[Raw records]
/---
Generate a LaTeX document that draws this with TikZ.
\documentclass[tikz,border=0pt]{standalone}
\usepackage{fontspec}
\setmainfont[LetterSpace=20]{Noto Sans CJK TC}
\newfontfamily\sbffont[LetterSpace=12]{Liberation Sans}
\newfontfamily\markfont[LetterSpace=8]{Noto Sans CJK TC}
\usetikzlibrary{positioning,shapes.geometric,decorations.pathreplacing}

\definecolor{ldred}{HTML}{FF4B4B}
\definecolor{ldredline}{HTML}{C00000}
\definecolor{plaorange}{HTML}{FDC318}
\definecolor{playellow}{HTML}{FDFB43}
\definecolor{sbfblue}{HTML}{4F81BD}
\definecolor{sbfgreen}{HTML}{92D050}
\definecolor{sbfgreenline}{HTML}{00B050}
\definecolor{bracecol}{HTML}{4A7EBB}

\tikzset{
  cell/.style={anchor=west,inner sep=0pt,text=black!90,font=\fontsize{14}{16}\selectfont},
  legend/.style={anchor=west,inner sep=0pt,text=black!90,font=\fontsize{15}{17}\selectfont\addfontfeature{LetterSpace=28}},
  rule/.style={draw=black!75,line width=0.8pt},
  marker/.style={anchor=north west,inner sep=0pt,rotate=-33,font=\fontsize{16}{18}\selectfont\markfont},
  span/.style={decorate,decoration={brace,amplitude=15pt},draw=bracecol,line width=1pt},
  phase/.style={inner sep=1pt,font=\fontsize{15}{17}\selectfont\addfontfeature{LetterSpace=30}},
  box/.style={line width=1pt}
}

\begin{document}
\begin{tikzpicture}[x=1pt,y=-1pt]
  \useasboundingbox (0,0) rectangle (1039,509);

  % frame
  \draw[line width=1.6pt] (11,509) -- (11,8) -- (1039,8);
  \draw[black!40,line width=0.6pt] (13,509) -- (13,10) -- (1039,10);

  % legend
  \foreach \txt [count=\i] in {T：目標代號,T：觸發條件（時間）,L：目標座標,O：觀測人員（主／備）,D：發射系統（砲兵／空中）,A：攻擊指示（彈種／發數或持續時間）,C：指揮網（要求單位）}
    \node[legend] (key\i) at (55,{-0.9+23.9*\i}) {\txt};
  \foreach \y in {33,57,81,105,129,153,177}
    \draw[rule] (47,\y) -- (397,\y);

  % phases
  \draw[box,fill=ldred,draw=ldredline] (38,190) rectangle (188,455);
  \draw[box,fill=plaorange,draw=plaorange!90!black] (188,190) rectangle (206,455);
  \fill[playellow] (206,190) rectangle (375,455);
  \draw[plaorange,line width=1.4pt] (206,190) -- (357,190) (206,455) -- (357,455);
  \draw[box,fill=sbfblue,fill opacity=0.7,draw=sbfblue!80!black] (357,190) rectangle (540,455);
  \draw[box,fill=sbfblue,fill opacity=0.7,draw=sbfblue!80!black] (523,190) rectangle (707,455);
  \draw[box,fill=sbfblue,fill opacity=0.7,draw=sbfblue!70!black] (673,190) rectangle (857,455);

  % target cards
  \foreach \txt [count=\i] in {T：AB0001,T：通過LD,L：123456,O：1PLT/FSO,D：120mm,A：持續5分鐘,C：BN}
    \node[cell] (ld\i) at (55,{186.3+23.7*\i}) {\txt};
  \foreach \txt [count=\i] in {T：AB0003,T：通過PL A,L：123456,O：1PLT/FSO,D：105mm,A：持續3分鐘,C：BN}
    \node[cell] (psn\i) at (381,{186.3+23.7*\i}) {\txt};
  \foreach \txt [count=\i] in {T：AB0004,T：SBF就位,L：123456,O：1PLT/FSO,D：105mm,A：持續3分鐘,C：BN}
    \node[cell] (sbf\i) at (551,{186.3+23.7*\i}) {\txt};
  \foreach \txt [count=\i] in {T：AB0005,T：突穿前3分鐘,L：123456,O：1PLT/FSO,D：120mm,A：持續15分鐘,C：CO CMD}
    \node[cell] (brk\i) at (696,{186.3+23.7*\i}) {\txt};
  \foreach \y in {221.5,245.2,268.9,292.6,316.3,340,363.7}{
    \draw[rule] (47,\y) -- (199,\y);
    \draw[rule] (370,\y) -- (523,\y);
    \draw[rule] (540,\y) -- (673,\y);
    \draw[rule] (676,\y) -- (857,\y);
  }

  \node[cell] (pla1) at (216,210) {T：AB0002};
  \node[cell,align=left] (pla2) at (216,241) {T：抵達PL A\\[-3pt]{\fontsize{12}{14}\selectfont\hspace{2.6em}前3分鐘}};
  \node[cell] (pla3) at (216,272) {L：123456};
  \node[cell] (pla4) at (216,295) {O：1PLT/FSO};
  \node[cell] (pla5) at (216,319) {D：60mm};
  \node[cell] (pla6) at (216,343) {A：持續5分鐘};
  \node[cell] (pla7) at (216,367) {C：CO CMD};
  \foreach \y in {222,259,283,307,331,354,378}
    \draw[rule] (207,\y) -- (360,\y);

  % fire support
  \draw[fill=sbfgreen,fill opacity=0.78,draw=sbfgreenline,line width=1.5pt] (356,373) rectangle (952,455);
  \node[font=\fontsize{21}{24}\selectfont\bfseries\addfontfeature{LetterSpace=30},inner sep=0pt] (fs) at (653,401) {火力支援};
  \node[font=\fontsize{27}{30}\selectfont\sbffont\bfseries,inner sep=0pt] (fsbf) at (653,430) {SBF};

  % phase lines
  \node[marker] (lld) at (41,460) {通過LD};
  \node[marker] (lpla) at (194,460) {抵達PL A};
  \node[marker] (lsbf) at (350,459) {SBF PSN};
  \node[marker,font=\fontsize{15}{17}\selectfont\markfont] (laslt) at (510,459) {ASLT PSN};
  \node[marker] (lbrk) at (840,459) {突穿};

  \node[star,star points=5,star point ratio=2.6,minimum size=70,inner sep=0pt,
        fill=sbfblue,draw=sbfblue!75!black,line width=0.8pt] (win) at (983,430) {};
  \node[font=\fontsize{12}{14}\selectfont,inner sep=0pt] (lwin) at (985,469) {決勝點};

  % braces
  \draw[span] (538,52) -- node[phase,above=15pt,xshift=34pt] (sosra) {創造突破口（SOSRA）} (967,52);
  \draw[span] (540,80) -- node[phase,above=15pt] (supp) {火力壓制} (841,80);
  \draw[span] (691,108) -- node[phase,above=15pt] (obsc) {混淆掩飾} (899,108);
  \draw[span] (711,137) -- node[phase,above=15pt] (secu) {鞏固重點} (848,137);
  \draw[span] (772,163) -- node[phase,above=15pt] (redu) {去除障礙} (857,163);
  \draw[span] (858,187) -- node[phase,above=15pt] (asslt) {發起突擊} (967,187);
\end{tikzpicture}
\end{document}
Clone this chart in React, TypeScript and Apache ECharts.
\---
Begin with the first line of the data above and, please, print each line exactly until you have printed the line containing "(0,0) rectangle (1039,509);"; print nothing else.

Generate a LaTeX document that draws this with TikZ.
\documentclass[tikz,border=0pt]{standalone}
\usepackage{fontspec}
\setmainfont[LetterSpace=20]{Noto Sans CJK TC}
\newfontfamily\sbffont[LetterSpace=12]{Liberation Sans}
\newfontfamily\markfont[LetterSpace=8]{Noto Sans CJK TC}
\usetikzlibrary{positioning,shapes.geometric,decorations.pathreplacing}

\definecolor{ldred}{HTML}{FF4B4B}
\definecolor{ldredline}{HTML}{C00000}
\definecolor{plaorange}{HTML}{FDC318}
\definecolor{playellow}{HTML}{FDFB43}
\definecolor{sbfblue}{HTML}{4F81BD}
\definecolor{sbfgreen}{HTML}{92D050}
\definecolor{sbfgreenline}{HTML}{00B050}
\definecolor{bracecol}{HTML}{4A7EBB}

\tikzset{
  cell/.style={anchor=west,inner sep=0pt,text=black!90,font=\fontsize{14}{16}\selectfont},
  legend/.style={anchor=west,inner sep=0pt,text=black!90,font=\fontsize{15}{17}\selectfont\addfontfeature{LetterSpace=28}},
  rule/.style={draw=black!75,line width=0.8pt},
  marker/.style={anchor=north west,inner sep=0pt,rotate=-33,font=\fontsize{16}{18}\selectfont\markfont},
  span/.style={decorate,decoration={brace,amplitude=15pt},draw=bracecol,line width=1pt},
  phase/.style={inner sep=1pt,font=\fontsize{15}{17}\selectfont\addfontfeature{LetterSpace=30}},
  box/.style={line width=1pt}
}

\begin{document}
\begin{tikzpicture}[x=1pt,y=-1pt]
  \useasboundingbox (0,0) rectangle (1039,509);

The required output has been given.